In his first statement to the Commons as prime minister, Mr Johnson said he wanted to “start right away, providing vital funding for our frontline public services, to deliver better healthcare, better education and more police on the streets”.

He confirmed plans for 20,000 extra police, a “levelling up” in per-pupil spending in primary and secondary schools and investment in “vital infrastructure, fibre rollout, transport and housing”.

Downing Street later confirmed that plans to “turbo-charge” no-deal preparations under Michael Gove would mean an increase in the £4.2bn previously set aside by Mr Hammond.

“Will it cost more than the £4.2bn?” said the PM’s official spokesperson. “Yes it will.
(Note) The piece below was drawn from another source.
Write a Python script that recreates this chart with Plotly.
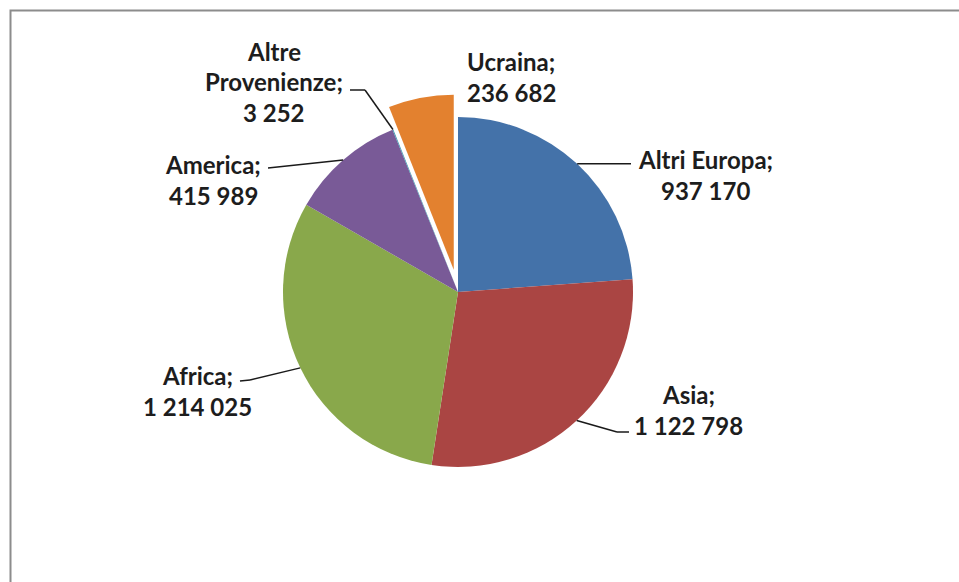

The prime minister has instructed the chancellor to ensure the funds necessary were available and the chancellor has agreed to that.”

Newly installed Treasury chief secretary Rishi Sunak insisted that the Conservatives “will always be the party of fiscal responsibility”.

Mr Johnson’s cabinet meets for the first time, with Rishi Sunak at the far end of the table 

But he made clear the new government was ready to raid Mr Hammond’s headroom: “Because we have done a good job, we are already meeting (the rules), which gives us the headroom. The £26bn can be deployed while still maintaining our fiscal rules.”

Asked if the rules might be changed, he said: “We are about to, obviously, as a new government, have a budget, have a spending review. It’s sensible to keep a good look on public finances.”

Downing Street played down the prospect of an emergency budget in the autumn.